This content was published on December 9, 2014 - 12:21
Helmets are now largely accepted on the ski pistes in Switzerland, statistics have shown. But people are not wearing them while sledging, despite the fast speeds and dangers that the activity entails.
Last winter nine out of ten skiers and snowboarders wore head protection, the Swiss Council for Accident Prevention said on Tuesday. The actual percentage was 89%, “the highest it has ever been”, the council said in a statement. The previous year it had been 87%.
This compares with the 2002/2003 season where just 16% wore helmets, “an impressive rise”, it added.
But the organisation noted that just 52% were wearing head gear while sledging, up from 50% last year, the first time helmet and sledging statistics were published. Children aged seven to 12 were most likely to wear a helmet, adults over 46 the least likely.
Most people were wearing ski goggles or sunglasses while out tobogganing but “braking aids on shoes were unfortunately hardly worn, despite the fact that spikes, for example, would noticeably improve braking behaviour”.

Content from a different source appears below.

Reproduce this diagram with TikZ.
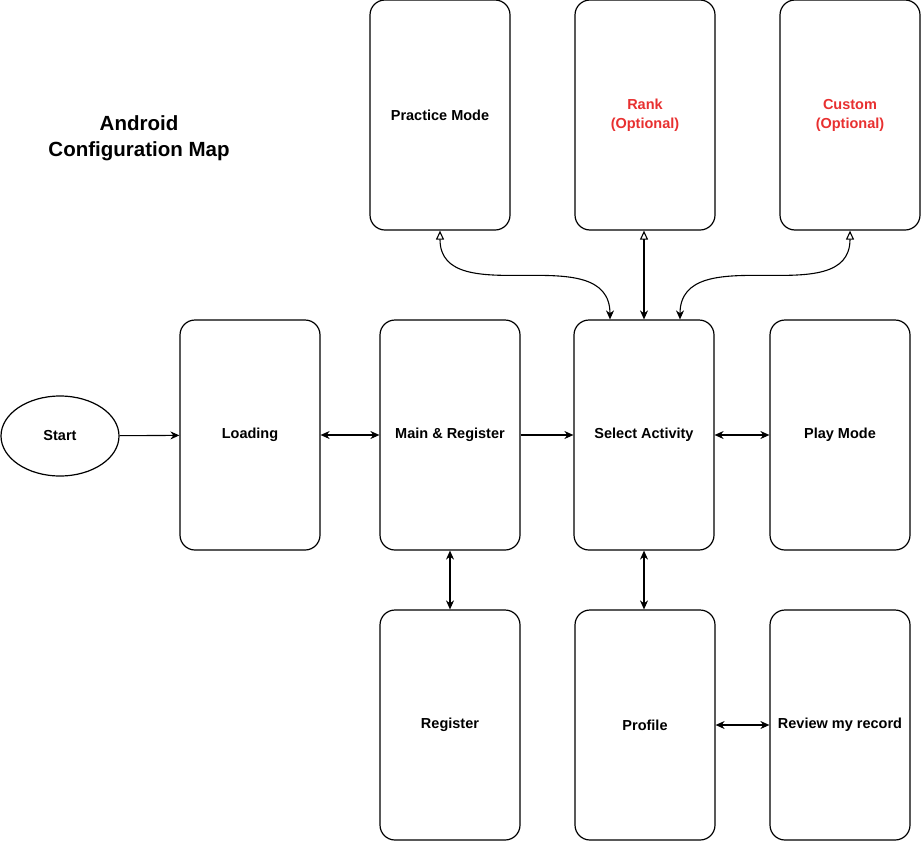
\documentclass[tikz,border=0pt]{standalone}
\usepackage{fontspec}
\setmainfont{Liberation Sans}
\usetikzlibrary{arrows.meta,shapes.geometric}
\definecolor{optred}{RGB}{232,48,48}

\begin{document}
\begin{tikzpicture}[x=1pt,y=-1pt,
        screen/.style={draw,line width=1.2pt,rounded corners=15pt,minimum width=140pt,minimum height=230pt,align=center,font=\fontsize{14.5}{19}\selectfont\bfseries},
        link/.style={line width=1.1pt,-{Stealth[length=9pt,width=8pt]}},
        twoway/.style={line width=1.1pt,{Stealth[length=9pt,width=8pt]}-{Stealth[length=9pt,width=8pt]}},
        upway/.style={line width=1.1pt,{Triangle[open,length=9pt,width=8pt]}-{Stealth[length=9pt,width=8pt]}}]
        \useasboundingbox (0,0) rectangle (921,841);
        \node[align=center,font=\fontsize{20.5}{26}\selectfont\bfseries](title) at (139,138) {Android\\Configuration Map};
        \node[draw,ellipse,line width=1.2pt,minimum width=118pt,minimum height=80pt,font=\fontsize{14.5}{19}\selectfont\bfseries](start) at (60,436) {Start};
        \node[screen](practice) at (440,115) {Practice Mode};
        \node[screen,text=optred](rank) at (645,115) {Rank\\(Optional)};
        \node[screen,text=optred](custom) at (850,115) {Custom\\(Optional)};
        \node[screen](loading) at (250,435) {Loading};
        \node[screen](mainreg) at (450,435) {Main \& Register};
        \node[screen](select) at (644,435) {Select Activity};
        \node[screen](play) at (840,435) {Play Mode};
        \node[screen](register) at (450,725) {Register};
        \node[screen](profile) at (645,725) {Profile};
        \node[screen](review) at (840,725) {Review my record};
        \draw[link](start)--(loading);
        \draw[twoway](loading)--(mainreg);
        \draw[link](mainreg)--(select);
        \draw[twoway](select)--(play);
        \draw[twoway](mainreg)--(register);
        \draw[twoway](select.south)--(profile.north -| select.south);
        \draw[twoway](profile)--(review);
        \draw[upway](practice.south) to[out=-90,in=90,looseness=1.1] ([xshift=-34pt]select.north);
        \draw[upway](rank.south -| select.north)--(select.north);
        \draw[upway](custom.south) to[out=-90,in=90,looseness=1.1] ([xshift=36pt]select.north);
\end{tikzpicture}
\end{document}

It said 6,500 people were injured while out sledging in 2011, mostly through colliding with other people or objects. While deaths are rare, the past decade has seen 12 people die from sledging accidents.
Overall, statistics show that eight out of ten snow sports accidents happened on the piste. Most of the around 65,000 accidents a year happened when skiers and snowboarders fell. Collisions between piste users are more rare than one thinks, the statement noted.
“Particularly striking is the high percentage of injuries occurring after jumps in snow parks [for freestyle snow sports]. Especially severe here were head injuries,” it warned.